Business News of 2014-03-20

‘Expansion of agric output is solution to economic slump’

Ghanaian business icon and philanthropist, Dr Kofi Amoah, says Ghana's long term solution to the current economic challenges is maximisation of the country's agricultural output.
Dr Amoah is also of the view that instead of prioritising free secondary education, managers of the economy must strive to "strengthen the economy for domestic production".
According to him although education is important the current state of the country's economy should cause policy makers to put a hold on increasing access to education -- which he firmly believes "can come later". Ghana's economy since the beginning of the year has been wobbling due in part to a falling Cedi against major trading currencies.
The Cedi has lost almost 11% against the dollar since January 2014, although current exchange rates suggest Bank of Ghana measures to arrest the situation -- introduced last month -- seem to be yielding some results.

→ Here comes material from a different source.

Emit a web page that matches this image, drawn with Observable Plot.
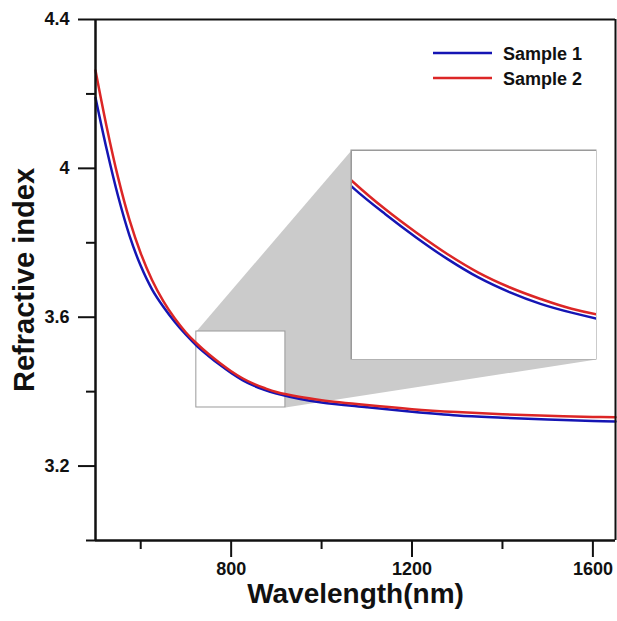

Prices of imported goods and foodstuffs -- which average $1.5 billion annually -- are increasing, thereby stalling business growth.
Speaking on Metro TV's 'Good Evening Ghana' on Tuesday, Dr Kofi Amoah, who is also a development economist, thinks the country's problems lies partly on over dependence on importation -- a quest to meet demands for imported goods without plans to produce locally.
His ‘three-fold’ development solution for Ghana is agriculture, manufacturing and financing. According to Dr Amoah Ghana’s vast, fertile lands and “energetic young people looking for jobs" must be put to work, in agriculture and manufacturing, if the country’s troubled economy is to recover.
He said the current high levels of rural-urban migration should be a wakeup call for government to make use of the eager manpower ready to work in the various regions across the country.
There is nothing wrong with borrowing money to finance, or in his words, “give flesh” to a viable agric and manufacturing policy plan. Need for a national plan Dr Amoah blames the seeming lack of right priorities for the country on a lack of national plan.
Although President John Mahama pledged last year to ensure that Ghana’s first President, Dr Kwame Nkrumah’s seven-year development plan – rebranded as ‘Vision 2020’– is completed, Dr Amoah says Ghana needs more than a vision.
Vision 2020, which focuses on education, agriculture and rural development, was put together by the National Development Planning Commission (NDPC) during the Jerry Rawlings administration.
“If you want to equate a vision to a plan, I am sorry I am not going to agree with that. It’s good to have a vision because a vision sets the visible destination that you want to arrive at”, he told show host Paul Adom Otchere.
But an actionable policy plan that focuses on agricultural production and manufacturing with a cogent financing strategy is better than a vision, Dr Amoah insists.
His three-fold development solution for the state, he claims, is the same strategy which relatively better economies like South Korea, Malaysia and Brazil pursued.